It's not likely that Bernard Madoff will spend all 150 years of his sentence in prison, but the time that he does spend there will be highly structured with lengthy stretches of solitude. There is plenty of advice available regarding how he might survive in the environment he is entering.
There's even a business called "Wall Street Prison Consultants", designed to cater to the needs and answer the question of inmates-to-be who were white collar titans and never thought they would face time in an actual Federal lock up. I wish I had invented this idea for its comic cynicism, but it is shockingly real.
A Reuters story about Mr. Madoff's prospects had this prediction:
The chances of Madoff running his own investment club inside the prison are slim, but -- when he isn't working -- he should have plenty of time to read, write, exercise, and even network with other prisoners, if he chooses. Some inmates learn new skills like painting. He can write and receive letters, make limited phone calls for 25 cents a minute, and it is possible he will have access to email, although his messages can be monitored.
I already know that some Trial Balloon readers would be untroubled by the e-mail limit, the TV limit, and no access to the internet. And the idea that you could get a lot of reading done is ... well ... an intriguing perk, if you are a bookish sort.
But remember, you're carrying a lot of guilt around, or at least you say you are. Can a book list express genuine regret? What do you read? Escapist literature, understanding that true escape is impossible? And why should a guy who bilked so many of their life savings be allowed even the brief mental release of a good book when there are so many bad ones to deepen his suffering?
Maybe the court should mandate a reading list chock full of scolding, finger-wagging moralists. Tales of the unjustly fleeced? The bleakest, most boring books ever written?
The ideal punishment would be to saddle the prisoner with volumes that read like a sledge hammer breaks boulders - slowly, with lots of dust and pain.

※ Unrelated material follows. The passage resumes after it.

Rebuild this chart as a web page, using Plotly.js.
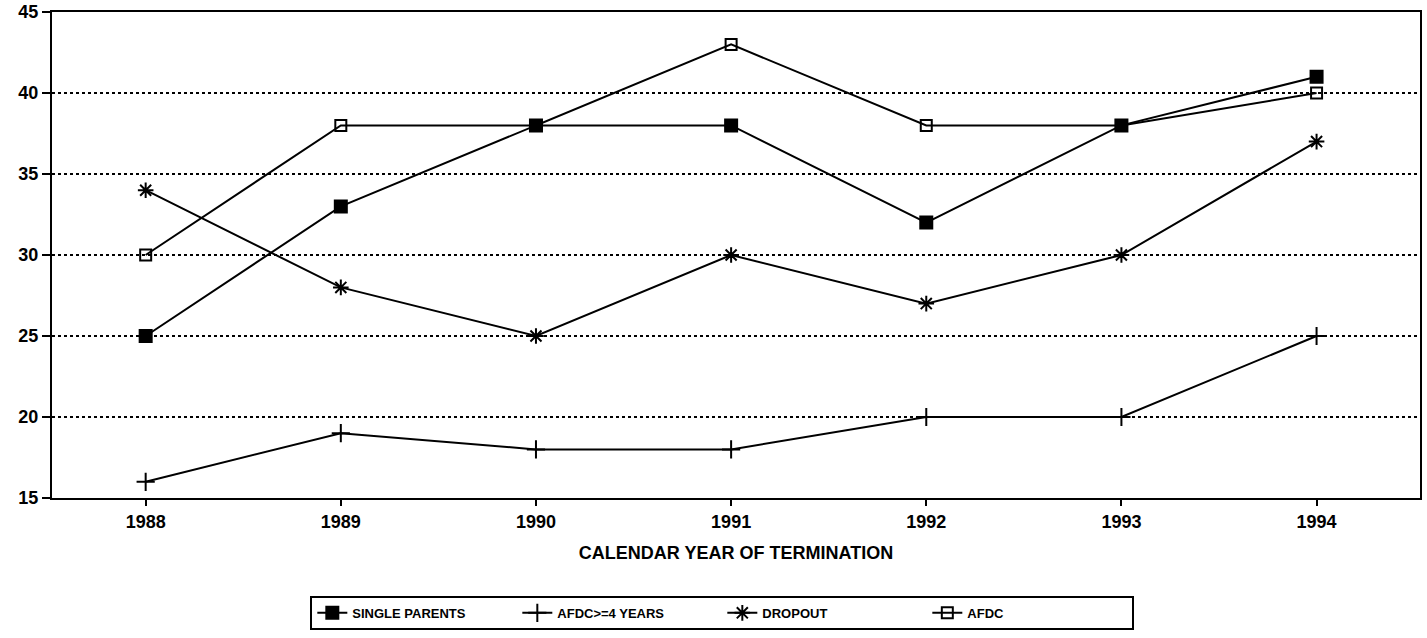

A long time ago I struggled with the sheer magnitude of Moby Dick, but if I had 150 years' worth of empty afternoons, a nice cement floor to sit on and some lukewarm water to sip from a dented tin cup, perhaps I could find a bit of enjoyment in Melville's wordy tale. Or, by the time I got done, I might feel that I had suffered for my crimes.
How about you? What's in your Federal Prison Activity Bag?